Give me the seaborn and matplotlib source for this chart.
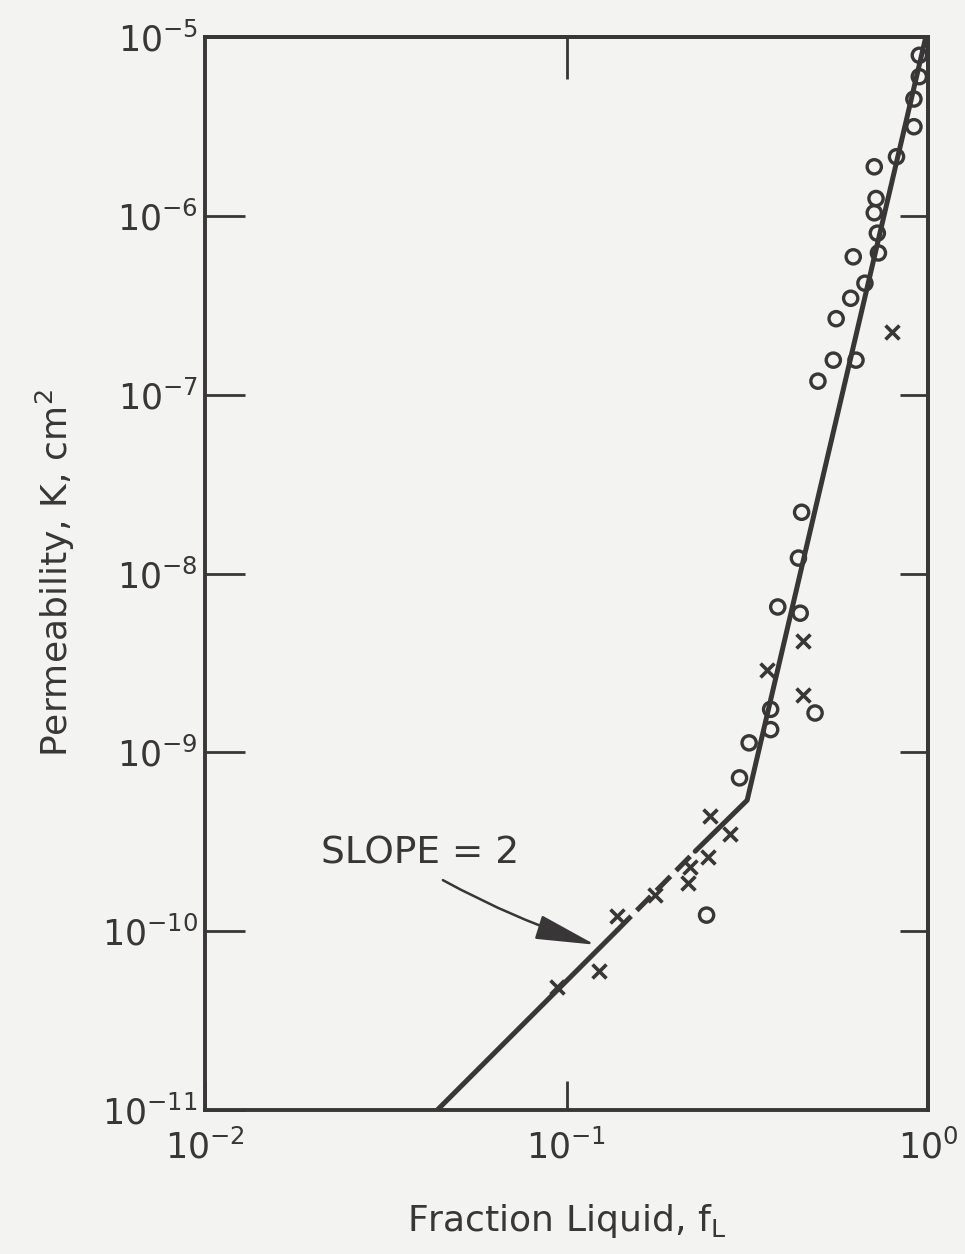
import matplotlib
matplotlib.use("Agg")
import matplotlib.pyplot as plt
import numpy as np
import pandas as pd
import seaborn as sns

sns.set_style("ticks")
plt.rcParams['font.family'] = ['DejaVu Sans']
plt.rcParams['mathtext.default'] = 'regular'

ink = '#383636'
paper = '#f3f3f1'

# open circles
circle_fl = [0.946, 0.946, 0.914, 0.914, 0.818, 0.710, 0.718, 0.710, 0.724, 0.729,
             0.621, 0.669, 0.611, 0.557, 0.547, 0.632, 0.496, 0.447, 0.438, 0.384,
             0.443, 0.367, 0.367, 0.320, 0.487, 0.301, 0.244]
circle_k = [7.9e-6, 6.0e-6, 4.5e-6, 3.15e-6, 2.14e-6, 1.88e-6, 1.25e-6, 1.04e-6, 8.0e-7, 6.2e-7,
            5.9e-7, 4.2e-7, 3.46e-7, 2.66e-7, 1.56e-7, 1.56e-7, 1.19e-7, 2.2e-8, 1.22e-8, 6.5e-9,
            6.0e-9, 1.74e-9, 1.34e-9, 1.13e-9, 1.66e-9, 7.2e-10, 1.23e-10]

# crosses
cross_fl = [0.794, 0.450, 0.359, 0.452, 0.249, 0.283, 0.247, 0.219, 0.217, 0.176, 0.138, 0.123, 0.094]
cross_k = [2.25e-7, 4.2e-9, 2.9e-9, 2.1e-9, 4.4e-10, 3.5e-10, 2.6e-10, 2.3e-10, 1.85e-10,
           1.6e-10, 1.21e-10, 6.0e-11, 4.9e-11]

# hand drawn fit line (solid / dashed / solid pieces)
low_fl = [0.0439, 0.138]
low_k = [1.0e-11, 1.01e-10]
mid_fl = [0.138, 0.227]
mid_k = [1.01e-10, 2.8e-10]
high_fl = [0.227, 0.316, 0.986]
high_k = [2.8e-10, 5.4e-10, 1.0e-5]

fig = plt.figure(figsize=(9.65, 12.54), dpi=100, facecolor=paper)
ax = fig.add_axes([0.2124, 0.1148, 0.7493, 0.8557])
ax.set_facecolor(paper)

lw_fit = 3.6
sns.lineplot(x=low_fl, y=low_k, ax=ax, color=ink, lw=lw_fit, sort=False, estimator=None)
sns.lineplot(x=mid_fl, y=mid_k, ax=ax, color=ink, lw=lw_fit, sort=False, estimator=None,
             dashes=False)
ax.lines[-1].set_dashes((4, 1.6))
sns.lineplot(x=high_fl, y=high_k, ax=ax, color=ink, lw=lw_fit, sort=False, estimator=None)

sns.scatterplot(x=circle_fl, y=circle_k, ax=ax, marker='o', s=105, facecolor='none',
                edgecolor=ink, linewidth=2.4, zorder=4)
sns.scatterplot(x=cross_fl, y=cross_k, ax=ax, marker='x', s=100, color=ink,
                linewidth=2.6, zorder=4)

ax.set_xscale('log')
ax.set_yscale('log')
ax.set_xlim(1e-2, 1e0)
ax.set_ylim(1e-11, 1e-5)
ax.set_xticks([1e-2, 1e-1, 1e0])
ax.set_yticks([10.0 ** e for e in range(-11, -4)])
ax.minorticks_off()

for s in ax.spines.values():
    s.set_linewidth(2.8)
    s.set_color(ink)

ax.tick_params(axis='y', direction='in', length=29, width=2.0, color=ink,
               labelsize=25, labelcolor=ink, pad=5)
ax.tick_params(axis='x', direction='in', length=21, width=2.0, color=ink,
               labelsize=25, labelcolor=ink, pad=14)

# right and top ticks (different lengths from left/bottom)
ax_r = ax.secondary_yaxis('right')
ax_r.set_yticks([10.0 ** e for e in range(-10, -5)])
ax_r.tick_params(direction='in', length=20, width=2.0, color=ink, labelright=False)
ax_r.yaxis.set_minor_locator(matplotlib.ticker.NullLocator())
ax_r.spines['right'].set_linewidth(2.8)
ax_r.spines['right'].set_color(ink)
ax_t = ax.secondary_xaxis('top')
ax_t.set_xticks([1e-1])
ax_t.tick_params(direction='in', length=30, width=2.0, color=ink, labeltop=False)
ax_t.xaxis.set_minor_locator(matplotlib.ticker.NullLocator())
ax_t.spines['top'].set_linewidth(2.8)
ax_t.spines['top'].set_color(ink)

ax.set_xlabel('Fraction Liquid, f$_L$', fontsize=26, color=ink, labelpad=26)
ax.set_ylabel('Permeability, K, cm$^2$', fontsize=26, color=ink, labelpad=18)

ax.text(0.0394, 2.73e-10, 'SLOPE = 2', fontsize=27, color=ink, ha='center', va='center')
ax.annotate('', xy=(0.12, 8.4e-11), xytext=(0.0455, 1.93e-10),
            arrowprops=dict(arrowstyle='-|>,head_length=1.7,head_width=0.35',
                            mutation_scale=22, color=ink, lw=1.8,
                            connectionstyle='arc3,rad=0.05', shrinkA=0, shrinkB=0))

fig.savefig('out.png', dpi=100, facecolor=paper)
*****
> [Problem statement]
Transcribe all of the material exactly, leaving out whatever pictures it contains.

> [Result]
Give me the seaborn and matplotlib source for this chart.
import matplotlib
matplotlib.use("Agg")
import matplotlib.pyplot as plt
import numpy as np
import pandas as pd
import seaborn as sns

sns.set_style("ticks")
plt.rcParams['font.family'] = ['DejaVu Sans']
plt.rcParams['mathtext.default'] = 'regular'

ink = '#383636'
paper = '#f3f3f1'

# open circles
circle_fl = [0.946, 0.946, 0.914, 0.914, 0.818, 0.710, 0.718, 0.710, 0.724, 0.729,
             0.621, 0.669, 0.611, 0.557, 0.547, 0.632, 0.496, 0.447, 0.438, 0.384,
             0.443, 0.367, 0.367, 0.320, 0.487, 0.301, 0.244]
circle_k = [7.9e-6, 6.0e-6, 4.5e-6, 3.15e-6, 2.14e-6, 1.88e-6, 1.25e-6, 1.04e-6, 8.0e-7, 6.2e-7,
            5.9e-7, 4.2e-7, 3.46e-7, 2.66e-7, 1.56e-7, 1.56e-7, 1.19e-7, 2.2e-8, 1.22e-8, 6.5e-9,
            6.0e-9, 1.74e-9, 1.34e-9, 1.13e-9, 1.66e-9, 7.2e-10, 1.23e-10]

# crosses
cross_fl = [0.794, 0.450, 0.359, 0.452, 0.249, 0.283, 0.247, 0.219, 0.217, 0.176, 0.138, 0.123, 0.094]
cross_k = [2.25e-7, 4.2e-9, 2.9e-9, 2.1e-9, 4.4e-10, 3.5e-10, 2.6e-10, 2.3e-10, 1.85e-10,
           1.6e-10, 1.21e-10, 6.0e-11, 4.9e-11]

# hand drawn fit line (solid / dashed / solid pieces)
low_fl = [0.0439, 0.138]
low_k = [1.0e-11, 1.01e-10]
mid_fl = [0.138, 0.227]
mid_k = [1.01e-10, 2.8e-10]
high_fl = [0.227, 0.316, 0.986]
high_k = [2.8e-10, 5.4e-10, 1.0e-5]

fig = plt.figure(figsize=(9.65, 12.54), dpi=100, facecolor=paper)
ax = fig.add_axes([0.2124, 0.1148, 0.7493, 0.8557])
ax.set_facecolor(paper)

lw_fit = 3.6
sns.lineplot(x=low_fl, y=low_k, ax=ax, color=ink, lw=lw_fit, sort=False, estimator=None)
sns.lineplot(x=mid_fl, y=mid_k, ax=ax, color=ink, lw=lw_fit, sort=False, estimator=None,
             dashes=False)
ax.lines[-1].set_dashes((4, 1.6))
sns.lineplot(x=high_fl, y=high_k, ax=ax, color=ink, lw=lw_fit, sort=False, estimator=None)

sns.scatterplot(x=circle_fl, y=circle_k, ax=ax, marker='o', s=105, facecolor='none',
                edgecolor=ink, linewidth=2.4, zorder=4)
sns.scatterplot(x=cross_fl, y=cross_k, ax=ax, marker='x', s=100, color=ink,
                linewidth=2.6, zorder=4)

ax.set_xscale('log')
ax.set_yscale('log')
ax.set_xlim(1e-2, 1e0)
ax.set_ylim(1e-11, 1e-5)
ax.set_xticks([1e-2, 1e-1, 1e0])
ax.set_yticks([10.0 ** e for e in range(-11, -4)])
ax.minorticks_off()

for s in ax.spines.values():
    s.set_linewidth(2.8)
    s.set_color(ink)

ax.tick_params(axis='y', direction='in', length=29, width=2.0, color=ink,
               labelsize=25, labelcolor=ink, pad=5)
ax.tick_params(axis='x', direction='in', length=21, width=2.0, color=ink,
               labelsize=25, labelcolor=ink, pad=14)

# right and top ticks (different lengths from left/bottom)
ax_r = ax.secondary_yaxis('right')
ax_r.set_yticks([10.0 ** e for e in range(-10, -5)])
ax_r.tick_params(direction='in', length=20, width=2.0, color=ink, labelright=False)
ax_r.yaxis.set_minor_locator(matplotlib.ticker.NullLocator())
ax_r.spines['right'].set_linewidth(2.8)
ax_r.spines['right'].set_color(ink)
ax_t = ax.secondary_xaxis('top')
ax_t.set_xticks([1e-1])
ax_t.tick_params(direction='in', length=30, width=2.0, color=ink, labeltop=False)
ax_t.xaxis.set_minor_locator(matplotlib.ticker.NullLocator())
ax_t.spines['top'].set_linewidth(2.8)
ax_t.spines['top'].set_color(ink)

ax.set_xlabel('Fraction Liquid, f$_L$', fontsize=26, color=ink, labelpad=26)
ax.set_ylabel('Permeability, K, cm$^2$', fontsize=26, color=ink, labelpad=18)

ax.text(0.0394, 2.73e-10, 'SLOPE = 2', fontsize=27, color=ink, ha='center', va='center')
ax.annotate('', xy=(0.12, 8.4e-11), xytext=(0.0455, 1.93e-10),
            arrowprops=dict(arrowstyle='-|>,head_length=1.7,head_width=0.35',
                            mutation_scale=22, color=ink, lw=1.8,
                            connectionstyle='arc3,rad=0.05', shrinkA=0, shrinkB=0))

fig.savefig('out.png', dpi=100, facecolor=paper)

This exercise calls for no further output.